Au hasard d’une séance de dédicaces de son dernier roman, le regard du narrateur est harponné par les beaux yeux, ainsi que les mains velues, de Christophe.
C’est à sa grande surprise que, célibataire de fraiche date, le romancier se prête ainsi au jeu de la séduction. Les deux hommes partagent de nombreux points communs dont un qui n’est pas sans les décontenancer : André, le conjoint de Christophe avec qui il forme un couple ouvert, est l’ex de l’autre.
Le quiproquo pourrait se limiter à n’être que surprenant et amusant si ce n’est du fait que la rupture du romancier n’a que deux mois d’âge, qu’ils étaient mariés et qu’ils étaient en couple depuis bientôt 9 ans, soit la même durée que pour Christophe. Si on ajoute à cela, la jalousie obsessionnelle d’André envers les infidélités imaginaires dont il accusait le narrateur et on se retrouve devant une information qui a tout d’une bombe!
Cette découverte déclenche une remise en question complète de la mémoire d’une relation placée sous le signe de manipulations qui confinaient bien souvent à la violence psychologique et, parfois même, physique. Ceci n’est également pas sans conséquence pour Christophe qui ne peut évidemment jeter le même regard sur sa douce moitié qui vient d’ailleurs tout juste, ironie du sort, de lui faire une demande en mariage.
Le roman navigue élégamment entre deux eaux : celles, troubles, d’un regard porté sur une relation toxique et celles plus paisibles, bien qu’incertaine, d’une amitié bâtie sur la découverte d’un mensonge. Au-delà d’une trame narrative fort intrigante, l’une des grandes forces de Denis-Martin Chabot tient dans la crédibilité de dialogues qui évoquent, instantanément, un ton et une émotion dans l’esprit du lecteur.

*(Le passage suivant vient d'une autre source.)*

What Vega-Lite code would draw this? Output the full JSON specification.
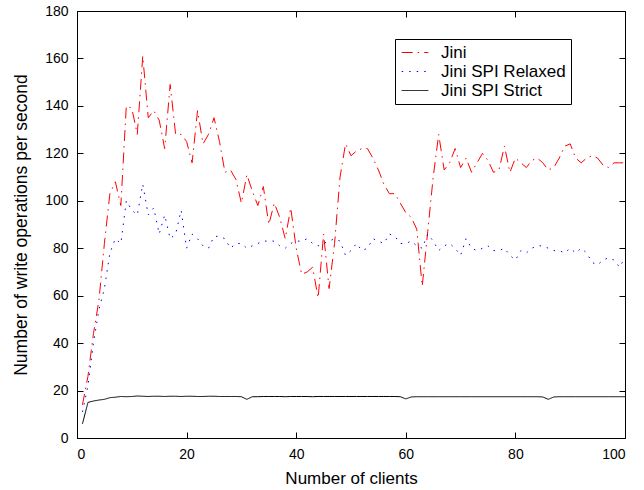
{
"$schema": "https://vega.github.io/schema/vega-lite/v6.json",
"width": 548, "height": 427,
"autosize": {"type": "none"},
"padding": {"left": 77, "top": 11, "right": 19, "bottom": 52},
"background": "white",
"config": {
  "font": "Liberation Sans",
  "view": {"stroke": null},
  "axis": {"grid": false, "domainColor": "black", "domainWidth": 1, "tickColor": "black", "tickWidth": 1, "tickSize": -6, "labelColor": "black", "labelFontSize": 14, "titleColor": "black", "titleFontWeight": "normal", "labelPadding": 15}
},
"data": {"values": [
{"clients":1,"jini":14,"relaxed":11,"strict":6},
{"clients":2,"jini":26,"relaxed":22,"strict":15},
{"clients":3,"jini":44,"relaxed":40,"strict":15.6},
{"clients":4,"jini":58,"relaxed":54,"strict":16},
{"clients":5,"jini":82,"relaxed":63,"strict":16.3},
{"clients":6,"jini":103,"relaxed":78,"strict":17},
{"clients":7,"jini":108,"relaxed":84,"strict":17.2},
{"clients":8,"jini":98,"relaxed":82,"strict":17.5},
{"clients":9,"jini":140,"relaxed":100,"strict":17.4},
{"clients":10,"jini":139,"relaxed":96,"strict":17.5},
{"clients":11,"jini":128,"relaxed":94,"strict":17.7},
{"clients":12,"jini":161,"relaxed":107,"strict":17.6},
{"clients":13,"jini":135,"relaxed":94,"strict":17.5},
{"clients":14,"jini":138,"relaxed":97,"strict":17.6},
{"clients":15,"jini":134,"relaxed":86,"strict":17.6},
{"clients":16,"jini":122,"relaxed":94,"strict":17.5},
{"clients":17,"jini":149,"relaxed":84,"strict":17.6},
{"clients":18,"jini":128,"relaxed":86,"strict":17.6},
{"clients":19,"jini":128,"relaxed":96,"strict":17.5},
{"clients":20,"jini":125,"relaxed":80,"strict":17.6},
{"clients":21,"jini":116,"relaxed":86,"strict":17.6},
{"clients":22,"jini":138,"relaxed":84,"strict":17.5},
{"clients":23,"jini":124,"relaxed":81,"strict":17.5},
{"clients":24,"jini":128,"relaxed":80,"strict":17.6},
{"clients":25,"jini":135,"relaxed":85,"strict":17.6},
{"clients":26,"jini":125,"relaxed":85,"strict":17.5},
{"clients":27,"jini":112,"relaxed":84,"strict":17.5},
{"clients":28,"jini":113,"relaxed":80,"strict":17.5},
{"clients":29,"jini":109,"relaxed":82,"strict":17.5},
{"clients":30,"jini":99,"relaxed":82,"strict":17.4},
{"clients":31,"jini":111,"relaxed":80,"strict":16.3},
{"clients":32,"jini":104,"relaxed":81,"strict":17.4},
{"clients":33,"jini":98,"relaxed":82,"strict":17.4},
{"clients":34,"jini":106,"relaxed":83,"strict":17.5},
{"clients":35,"jini":90,"relaxed":83,"strict":17.5},
{"clients":36,"jini":99,"relaxed":83,"strict":17.5},
{"clients":37,"jini":93,"relaxed":81,"strict":17.5},
{"clients":38,"jini":84,"relaxed":80,"strict":17.4},
{"clients":39,"jini":97,"relaxed":82,"strict":17.5},
{"clients":40,"jini":80,"relaxed":83,"strict":17.5},
{"clients":41,"jini":69,"relaxed":83,"strict":17.5},
{"clients":42,"jini":70,"relaxed":84,"strict":17.5},
{"clients":43,"jini":72,"relaxed":82,"strict":17.4},
{"clients":44,"jini":59,"relaxed":81,"strict":17.5},
{"clients":45,"jini":86,"relaxed":82,"strict":17.5},
{"clients":46,"jini":63,"relaxed":83,"strict":17.5},
{"clients":47,"jini":82,"relaxed":84,"strict":17.5},
{"clients":48,"jini":110,"relaxed":83,"strict":17.5},
{"clients":49,"jini":124,"relaxed":77,"strict":17.5},
{"clients":50,"jini":119,"relaxed":79,"strict":17.5},
{"clients":51,"jini":121,"relaxed":82,"strict":17.5},
{"clients":52,"jini":122,"relaxed":79,"strict":17.5},
{"clients":53,"jini":122,"relaxed":80,"strict":17.5},
{"clients":54,"jini":118,"relaxed":84,"strict":17.5},
{"clients":55,"jini":113,"relaxed":83,"strict":17.5},
{"clients":56,"jini":107,"relaxed":82,"strict":17.5},
{"clients":57,"jini":103,"relaxed":86,"strict":17.5},
{"clients":58,"jini":103,"relaxed":85,"strict":17.5},
{"clients":59,"jini":99,"relaxed":82,"strict":17.4},
{"clients":60,"jini":95,"relaxed":82,"strict":16.5},
{"clients":61,"jini":93,"relaxed":83,"strict":17.3},
{"clients":62,"jini":88,"relaxed":81,"strict":17.4},
{"clients":63,"jini":64,"relaxed":80,"strict":17.4},
{"clients":64,"jini":87,"relaxed":86,"strict":17.4},
{"clients":65,"jini":110,"relaxed":83,"strict":17.4},
{"clients":66,"jini":128,"relaxed":79,"strict":17.4},
{"clients":67,"jini":113,"relaxed":81,"strict":17.4},
{"clients":68,"jini":116,"relaxed":82,"strict":17.4},
{"clients":69,"jini":122,"relaxed":80,"strict":17.4},
{"clients":70,"jini":114,"relaxed":77,"strict":17.4},
{"clients":71,"jini":118,"relaxed":84,"strict":17.4},
{"clients":72,"jini":112,"relaxed":80,"strict":17.4},
{"clients":73,"jini":116,"relaxed":79,"strict":17.4},
{"clients":74,"jini":120,"relaxed":80,"strict":17.4},
{"clients":75,"jini":117,"relaxed":81,"strict":17.4},
{"clients":76,"jini":112,"relaxed":79,"strict":17.4},
{"clients":77,"jini":113,"relaxed":79,"strict":17.4},
{"clients":78,"jini":123,"relaxed":80,"strict":17.4},
{"clients":79,"jini":112,"relaxed":77,"strict":17.4},
{"clients":80,"jini":118,"relaxed":75,"strict":17.4},
{"clients":81,"jini":116,"relaxed":79,"strict":17.4},
{"clients":82,"jini":114,"relaxed":78,"strict":17.4},
{"clients":83,"jini":117,"relaxed":80,"strict":17.4},
{"clients":84,"jini":118,"relaxed":81,"strict":17.4},
{"clients":85,"jini":116,"relaxed":81,"strict":17.3},
{"clients":86,"jini":113,"relaxed":80,"strict":16.3},
{"clients":87,"jini":114,"relaxed":79,"strict":17.3},
{"clients":88,"jini":118,"relaxed":79,"strict":17.4},
{"clients":89,"jini":123,"relaxed":78,"strict":17.4},
{"clients":90,"jini":124,"relaxed":80,"strict":17.4},
{"clients":91,"jini":118,"relaxed":78,"strict":17.4},
{"clients":92,"jini":116,"relaxed":80,"strict":17.4},
{"clients":93,"jini":118,"relaxed":78,"strict":17.4},
{"clients":94,"jini":119,"relaxed":74,"strict":17.4},
{"clients":95,"jini":118,"relaxed":73,"strict":17.4},
{"clients":96,"jini":115,"relaxed":75,"strict":17.4},
{"clients":97,"jini":114,"relaxed":76,"strict":17.4},
{"clients":98,"jini":116,"relaxed":75,"strict":17.4},
{"clients":99,"jini":116,"relaxed":72,"strict":17.4},
{"clients":100,"jini":116,"relaxed":76,"strict":17.4}
]},
"transform": [{"fold": ["jini", "relaxed", "strict"], "as": ["series", "ops"]}],
"layer": [
  {
    "mark": {"type": "line", "strokeWidth": 1, "clip": true},
    "encoding": {
      "x": {"field": "clients", "type": "quantitative", "scale": {"domain": [0, 100], "nice": false},
            "axis": {"orient": "bottom", "title": "Number of clients", "values": [0,20,40,60,80,100], "titlePadding": 9, "titleFontSize": 17}},
      "y": {"field": "ops", "type": "quantitative", "scale": {"domain": [0, 180], "nice": false},
            "axis": {"orient": "left", "title": "Number of write operations per second", "values": [0,20,40,60,80,100,120,140,160,180], "titlePadding": 14, "titleFontSize": 17.5}},
      "color": {"field": "series", "type": "nominal",
                "scale": {"domain": ["jini", "relaxed", "strict"], "range": ["#ff0000", "#0000ff", "#000000"]},
                "legend": {"orient": "none", "legendX": 318, "legendY": 28, "title": null,
                           "labelExpr": "datum.label == 'jini' ? 'Jini' : datum.label == 'relaxed' ? 'Jini SPI Relaxed' : 'Jini SPI Strict'",
                           "strokeColor": "black", "fillColor": "white", "padding": 5, "symbolType": "M-1.9,0L1.9,0", "symbolSize": 196,
                           "symbolStrokeWidth": 1, "symbolOffset": 6.5, "labelFontSize": 17, "labelColor": "black", "rowPadding": 1, "labelOffset": 17.5, "cornerRadius": 0}},
      "strokeDash": {"field": "series", "type": "nominal",
                     "scale": {"domain": ["jini", "relaxed", "strict"], "range": [[11, 5, 1.5, 5], [1.5, 6], [1, 0]]},
                     "legend": {"orient": "none", "legendX": 318, "legendY": 28, "title": null,
                           "labelExpr": "datum.label == 'jini' ? 'Jini' : datum.label == 'relaxed' ? 'Jini SPI Relaxed' : 'Jini SPI Strict'",
                           "strokeColor": "black", "fillColor": "white", "padding": 5, "symbolType": "M-1.9,0L1.9,0", "symbolSize": 196,
                           "symbolStrokeWidth": 1, "symbolOffset": 6.5, "labelFontSize": 17, "labelColor": "black", "rowPadding": 1, "labelOffset": 17.5, "cornerRadius": 0}}
    }
  },
  {
    "mark": {"type": "line", "opacity": 0},
    "encoding": {
      "x": {"field": "clients", "type": "quantitative", "axis": {"orient": "top", "title": null, "labels": false, "values": [0,20,40,60,80,100]}},
      "y": {"field": "ops", "type": "quantitative", "axis": {"orient": "right", "title": null, "labels": false, "values": [0,20,40,60,80,100,120,140,160,180]}},
      "detail": {"field": "series"}
    }
  }
],
"resolve": {"axis": {"x": "independent", "y": "independent"}}
}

Les joutes rhétoriques entre Français et Québécois sont d’ailleurs savoureuses et on se surprend souvent à éclater de rire au détour d’une phrase. Avec un tel sujet, on pourrait aisément imaginer une matière empreinte de douleurs et d’introspections laborieuses alors qu’il n’en est rien. En effet, l’autopsie de cette trahison et des violences qui y sont corollaires se fait de pair avec une certaine légèreté de l’âme d’un narrateur résolu à mordre dans la vie à pleines dents.
Et c’est avec bonheur que nous répondons à cette invitation de l’accompagner dans son périple!
Escales parisiennes / Denis-Martin Chabot. Varennes : Nycolas Doucet, 2019. 179p.